(Collection entries)
────────
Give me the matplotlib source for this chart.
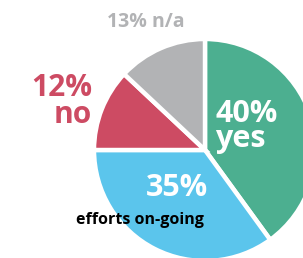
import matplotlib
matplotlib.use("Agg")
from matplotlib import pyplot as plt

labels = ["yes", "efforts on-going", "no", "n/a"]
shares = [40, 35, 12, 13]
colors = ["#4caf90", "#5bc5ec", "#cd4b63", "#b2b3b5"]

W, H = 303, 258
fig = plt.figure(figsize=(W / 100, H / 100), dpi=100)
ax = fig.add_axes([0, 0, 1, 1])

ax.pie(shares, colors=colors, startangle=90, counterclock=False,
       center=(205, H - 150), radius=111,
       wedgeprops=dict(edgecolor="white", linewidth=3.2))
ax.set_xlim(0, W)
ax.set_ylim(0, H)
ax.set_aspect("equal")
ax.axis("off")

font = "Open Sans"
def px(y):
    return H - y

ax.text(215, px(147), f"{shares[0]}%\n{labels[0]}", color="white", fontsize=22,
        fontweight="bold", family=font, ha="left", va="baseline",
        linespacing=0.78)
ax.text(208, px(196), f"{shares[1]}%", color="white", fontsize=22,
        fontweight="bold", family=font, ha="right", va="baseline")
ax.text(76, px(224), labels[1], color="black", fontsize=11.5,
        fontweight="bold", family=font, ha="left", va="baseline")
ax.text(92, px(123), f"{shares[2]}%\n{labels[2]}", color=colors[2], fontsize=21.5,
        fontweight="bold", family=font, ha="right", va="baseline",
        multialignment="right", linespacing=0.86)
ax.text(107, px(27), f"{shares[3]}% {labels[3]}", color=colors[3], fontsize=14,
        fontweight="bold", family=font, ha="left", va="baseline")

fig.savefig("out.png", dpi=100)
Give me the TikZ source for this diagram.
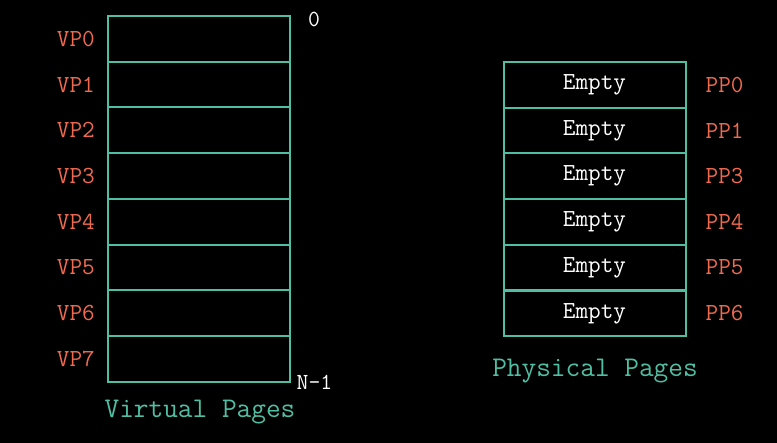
────────
» **Task to complete**
Skip the pictures. Restate exactly the lines from the start of the entries through the line containing "return H - y", both ends included.

» **Solved problem**
Give me the matplotlib source for this chart.
import matplotlib
matplotlib.use("Agg")
from matplotlib import pyplot as plt

labels = ["yes", "efforts on-going", "no", "n/a"]
shares = [40, 35, 12, 13]
colors = ["#4caf90", "#5bc5ec", "#cd4b63", "#b2b3b5"]

W, H = 303, 258
fig = plt.figure(figsize=(W / 100, H / 100), dpi=100)
ax = fig.add_axes([0, 0, 1, 1])

ax.pie(shares, colors=colors, startangle=90, counterclock=False,
       center=(205, H - 150), radius=111,
       wedgeprops=dict(edgecolor="white", linewidth=3.2))
ax.set_xlim(0, W)
ax.set_ylim(0, H)
ax.set_aspect("equal")
ax.axis("off")

font = "Open Sans"
def px(y):
    return H - y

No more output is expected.